ATABE (Atatürk'ün Bütün Eserleri), Cilt 11, S. 60-62
KAYNAK YAYINLARI
+++
ABD’li gazeteci Clarence K. Streit, Public Ledger adlı gazete için çalışırken 1921’de Türkiye’ye geldi. Anadolu’yu gezdi, Ankara’da 26 gün kaldı. Yüzlerce fotoğrafla desteklediği notlarını ve Atatürk ile röportajını kitap olarak yayımlamak için bir araya getirdi.
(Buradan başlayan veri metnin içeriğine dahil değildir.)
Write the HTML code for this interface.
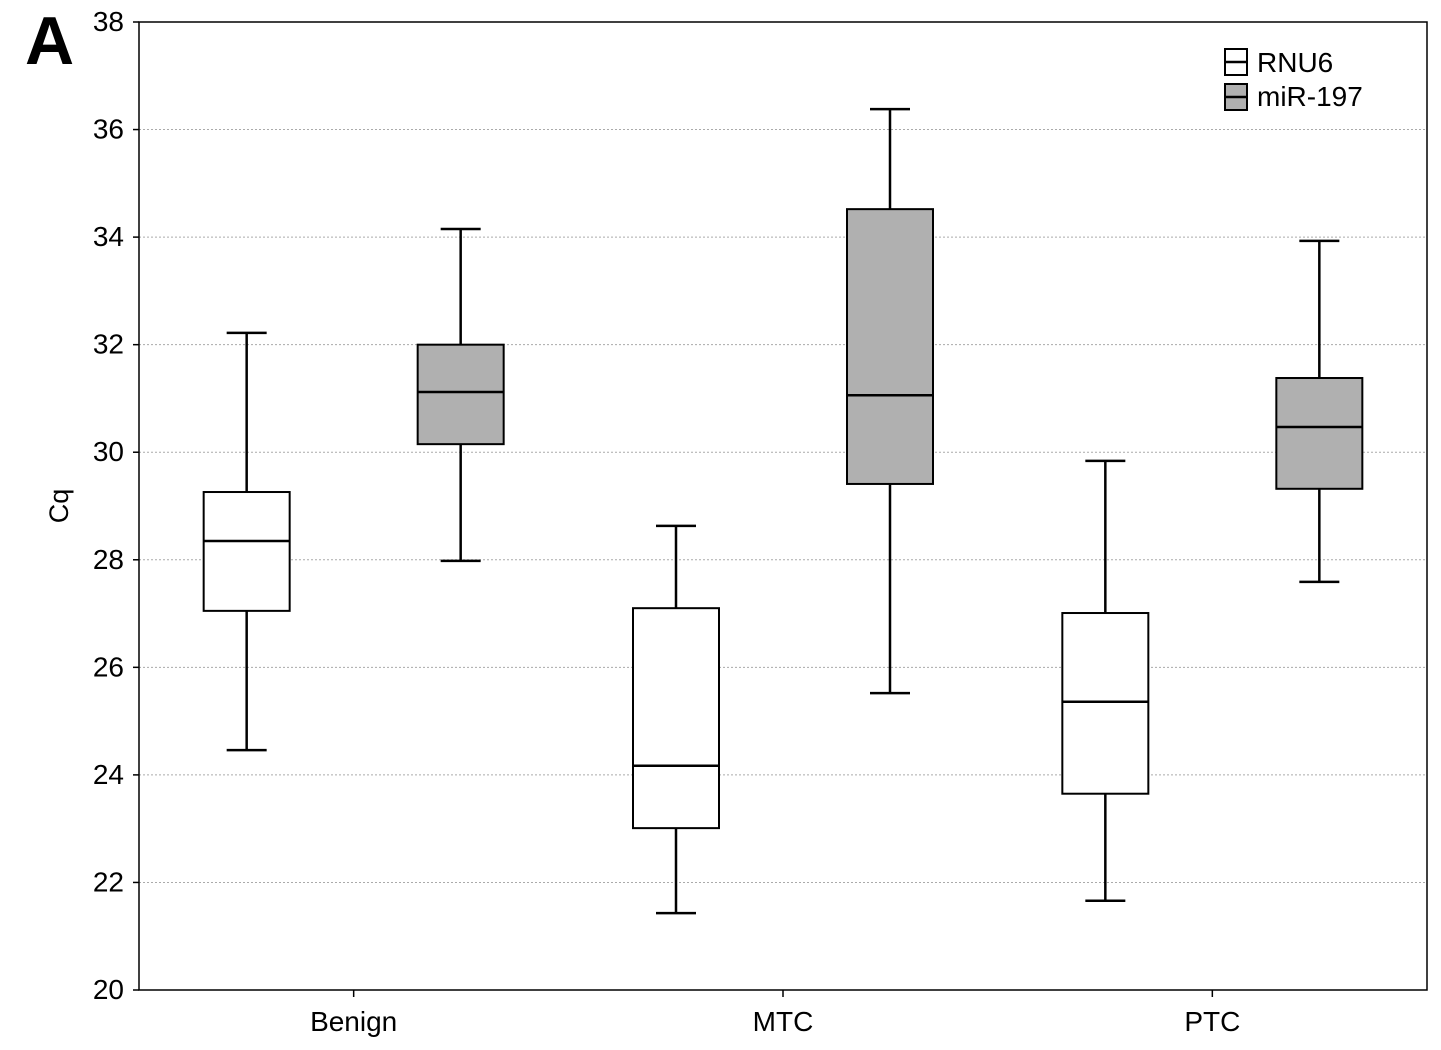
<!DOCTYPE html>
<html><head><meta charset="utf-8"><style>
html,body{margin:0;padding:0;background:#fff;}
svg{display:block;font-family:"Liberation Sans",Arial,sans-serif;}
</style></head><body>
<svg id="chart" width="1441" height="1050">
<text x="25" y="64" font-size="68" font-weight="bold">A</text>
<g id="grid"></g>
<g id="boxes"></g>
<rect x="139" y="22" width="1288" height="968" fill="none" stroke="#000" stroke-width="1.5"/>
<g id="yaxis"></g>
<g id="xaxis"></g>
<text transform="translate(68,506) rotate(-90)" text-anchor="middle" font-size="27">Cq</text>
<g>
<rect x="1225" y="49" width="22" height="26" fill="#fff" stroke="#000" stroke-width="2"/>
<line x1="1225" y1="62" x2="1247" y2="62" stroke="#000" stroke-width="2.5"/>
<text x="1257" y="72" font-size="28">RNU6</text>
<rect x="1225" y="84" width="22" height="26" fill="#b0b0b0" stroke="#000" stroke-width="2"/>
<line x1="1225" y1="97" x2="1247" y2="97" stroke="#000" stroke-width="2.5"/>
<text x="1257" y="106" font-size="28">miR-197</text>
</g>
</svg>
<script>
const categories = ["Benign","MTC","PTC"];
const yTicks = [20,22,24,26,28,30,32,34,36,38];
// [min, q1, median, q3, max]
const rnu6 = [[24.46,27.05,28.35,29.26,32.22],[21.43,23.01,24.17,27.1,28.63],[21.66,23.65,25.36,27.01,29.84]];
const mir197 = [[27.98,30.15,31.12,32.0,34.15],[25.52,29.41,31.06,34.52,36.38],[27.59,29.32,30.47,31.38,33.93]];

const NS="http://www.w3.org/2000/svg";
const L=139,R=1427,T=22,B=990,yMin=20,yMax=38;
const y=v=>B-(v-yMin)/(yMax-yMin)*(B-T);
const band=(R-L)/categories.length;
const x=i=>L+band*(i+0.5);
function mk(tag,attrs,parent){const e=document.createElementNS(NS,tag);for(const k in attrs)e.setAttribute(k,attrs[k]);parent.appendChild(e);return e;}
const grid=document.getElementById('grid'),ya=document.getElementById('yaxis'),xa=document.getElementById('xaxis'),bx=document.getElementById('boxes');
yTicks.forEach(t=>{
  if(t>yMin&&t<yMax){const g=mk('line',{x1:L,x2:R,y1:y(t),y2:y(t),stroke:'#aaa','stroke-width':1,'stroke-dasharray':'2,2'},grid);
  
  }
  mk('line',{x1:L-6,x2:L,y1:y(t),y2:y(t),stroke:'#000','stroke-width':1.5},ya);
  const tx=mk('text',{x:L-15,y:y(t)+9,'text-anchor':'end','font-size':28},ya);tx.textContent=t;
  
  
});
categories.forEach((c,i)=>{
  mk('line',{x1:x(i),x2:x(i),y1:B,y2:B+7,stroke:'#000','stroke-width':1.5},xa);
  const tx=mk('text',{x:x(i),y:B+41,'text-anchor':'middle','font-size':28},xa);tx.textContent=c;
  
  
});
function drawBox(d,cx,fill,name){
  const g=mk('g',{},bx);
  
  
  const w=86,cw=40,s={stroke:'#000','stroke-width':2.5};
  mk('line',Object.assign({x1:cx,x2:cx,y1:y(d[0]),y2:y(d[4])},s),g);
  mk('line',Object.assign({x1:cx-cw/2,x2:cx+cw/2,y1:y(d[0]),y2:y(d[0])},s),g);
  mk('line',Object.assign({x1:cx-cw/2,x2:cx+cw/2,y1:y(d[4]),y2:y(d[4])},s),g);
  mk('rect',{x:cx-w/2,y:y(d[3]),width:w,height:y(d[1])-y(d[3]),fill:fill,stroke:'#000','stroke-width':2},g);
  mk('line',Object.assign({x1:cx-w/2,x2:cx+w/2,y1:y(d[2]),y2:y(d[2])},s),g);
}
categories.forEach((c,i)=>{
  drawBox(rnu6[i],x(i)-107,'#fff','box-rnu6-'+c.toLowerCase());
  drawBox(mir197[i],x(i)+107,'#b0b0b0','box-mir197-'+c.toLowerCase());
});
</script>
</body></html>
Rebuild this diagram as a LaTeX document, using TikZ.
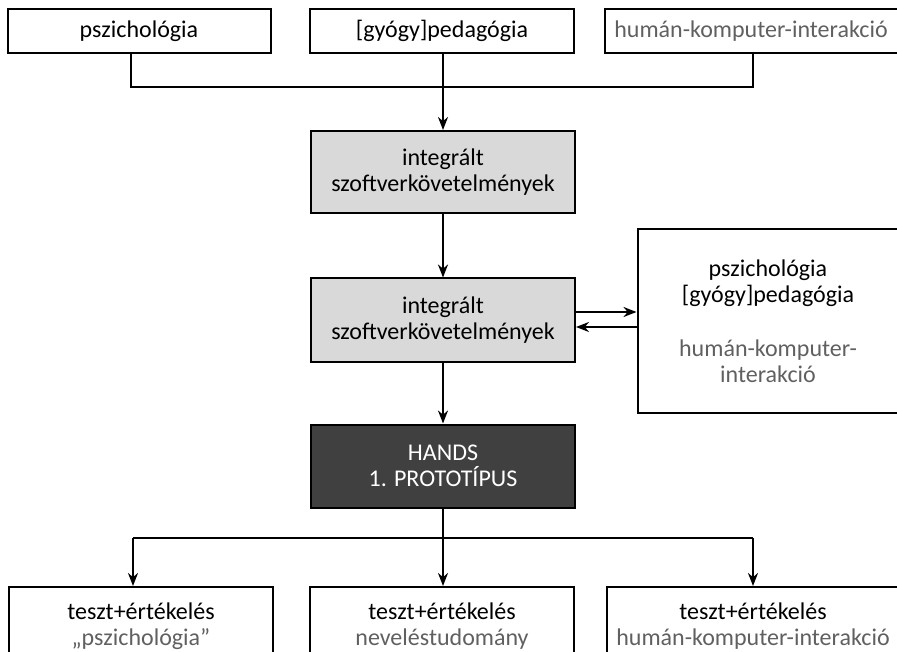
\documentclass[tikz,border=0pt]{standalone}
\usepackage{fontspec}
\setmainfont{Carlito}
\usepackage{tikz}
\usetikzlibrary{arrows.meta}

\definecolor{lightbox}{HTML}{D9D9D9}
\definecolor{darkbox}{HTML}{404040}
\definecolor{greytext}{HTML}{606060}

\begin{document}
\begin{tikzpicture}[x=1pt,y=-1pt,
    box/.style={draw,line width=2pt,align=center,inner sep=0pt,
      font=\fontsize{24}{26}\selectfont},
    req/.style={box,fill=lightbox,minimum width=264pt,minimum height=82pt},
    arr/.style={line width=2pt,-{Stealth[length=13pt,width=10pt]}},
    ln/.style={line width=2pt}]
   \useasboundingbox (0,0) rectangle (897,652);
   \clip (0,0) rectangle (897,652);
   % top row
   \node (p1) at (139,31) [box,minimum width=263pt,minimum height=44pt] {pszichológia};
   \node (p2) at (442,31) [box,minimum width=264pt,minimum height=44pt] {[gyógy]pedagógia};
   \node (p3) at (751,31) [box,minimum width=293pt,minimum height=44pt,text=greytext] {humán-komputer-interakció};
   % requirements
   \node (req1) at (443,172) [req] {integrált\\szoftverkövetelmények};
   \node (req2) at (443,320) [req,minimum height=83pt] {integrált\\szoftverkövetelmények};
   \node (side) at (768,321) [box,minimum width=261pt,minimum height=184pt]
      {pszichológia\\{[gyógy]pedagógia}\\[28pt]\textcolor{greytext}{humán-komputer-}\\\textcolor{greytext}{interakció}};
   % prototype
   \node (proto) at (443,466) [box,fill=darkbox,text=white,minimum width=264pt,minimum height=83pt] {HANDS\\1. PROTOTÍPUS};
   % tests
   \node (t1) at (141,626) [box,minimum width=264pt,minimum height=78pt] {teszt+értékelés\\\textcolor{greytext}{„pszichológia”}};
   \node (t2) at (442,626) [box,minimum width=264pt,minimum height=78pt] {teszt+értékelés\\\textcolor{greytext}{neveléstudomány}};
   \node (t3) at (753,626) [box,minimum width=292pt,minimum height=78pt] {teszt+értékelés\\\textcolor{greytext}{humán-komputer-interakció}};

   % connectors top
   \coordinate (jl) at (131,87);
   \coordinate (jr) at (753,87);
   \draw[ln] (p1.south -| jl) -- (jl) -- (jr) -- (p3.south -| jr);
   \draw[arr] (p2.south -| req1.north) -- (req1.north);
   \draw[arr] (req1) -- (req2);
   \draw[arr] ([yshift=8pt]req2.east) -- ([yshift=8pt]req2.east -| side.west);
   \draw[arr] ([yshift=-7pt]req2.east -| side.west) -- ([yshift=-7pt]req2.east);
   \draw[arr] (req2) -- (proto);
   % connectors bottom
   \coordinate (bl) at (133,538);
   \coordinate (br) at (753,538);
   \draw[ln] (bl) -- (br);
   \draw[arr] (proto.south) -- (proto.south |- t2.north);
   \draw[arr] (bl) -- (bl |- t1.north);
   \draw[arr] (br) -- (br |- t3.north);
\end{tikzpicture}
\end{document}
Bu kitap yıllar sonra Osmanlı tarihçisi Heath Lowry tarafından ‘Bilinmeyen Türkler’ adıyla yayımlandı.
+++
Tehcir kararı alınmadan önce şunlar olmuştu:
Rus ve İngiliz kışkırtmaları sonucunda meydana gelen isyan ve katliamlar karşısında Osmanlı hükümeti, herhangi bir önleme başvurmadan önce Ermeni Patriği, Ermeni milletvekilleri ve Ermeni cemaatinin ileri gelenlerine "Ermenilerin Müslümanları arkadan vurmaya ve katletmeye devam etmeleri halinde gerekli önlemleri alacağını" bildirmekle yetinmişti.
Ancak, olaylar durmak yerine giderek yoğunlaşınca, ordunun bir çok cephede savaş halinde bulunması nedeniyle cephe gerisinin emniyete alınması ihtiyacı doğmuştu. Bu maksatla, 24 Nisan 1915 tarihinde Ermeni Komiteleri kapatılarak, yöneticilerinden 2345 kişi devlet aleyhine faaliyette bulunmak suçundan tutuklanmıştı.
+++
'ERİVAN'DAKİ MÜSLÜMANLARI KATLEDİYORLAR'
Atatürk’ün, TBMM’de 24 Nisan 1920’de, devam eden Ermeni çetelerinin katliamları hakkındaki açıklamaları özetle şöyle:
“Ermeniler, Erivan Ermeni Hükümeti bölgesi dâhilinde İslam ahaliyi imha etmekle meşguldür. Biz, İngilizleri, Amerikalıları aleyhimizde tahrik etmemek ve her nasılsa Harbi Umumi’de yapılmış olan vakanın tekrarlanmasına dair şüphe vermemek için bu malum bölge dâhilinde bulunan İslam ahalinin sınırımızı geçmek suretiyle alenen yardımlarına dahi koşmakta tereddüt ettik. Fakat oradaki İslam ahali her taraftan hamisiz kalınca kendi hayat ve namuslarını muhafaza ve müdafaada tereddüt etmediler.”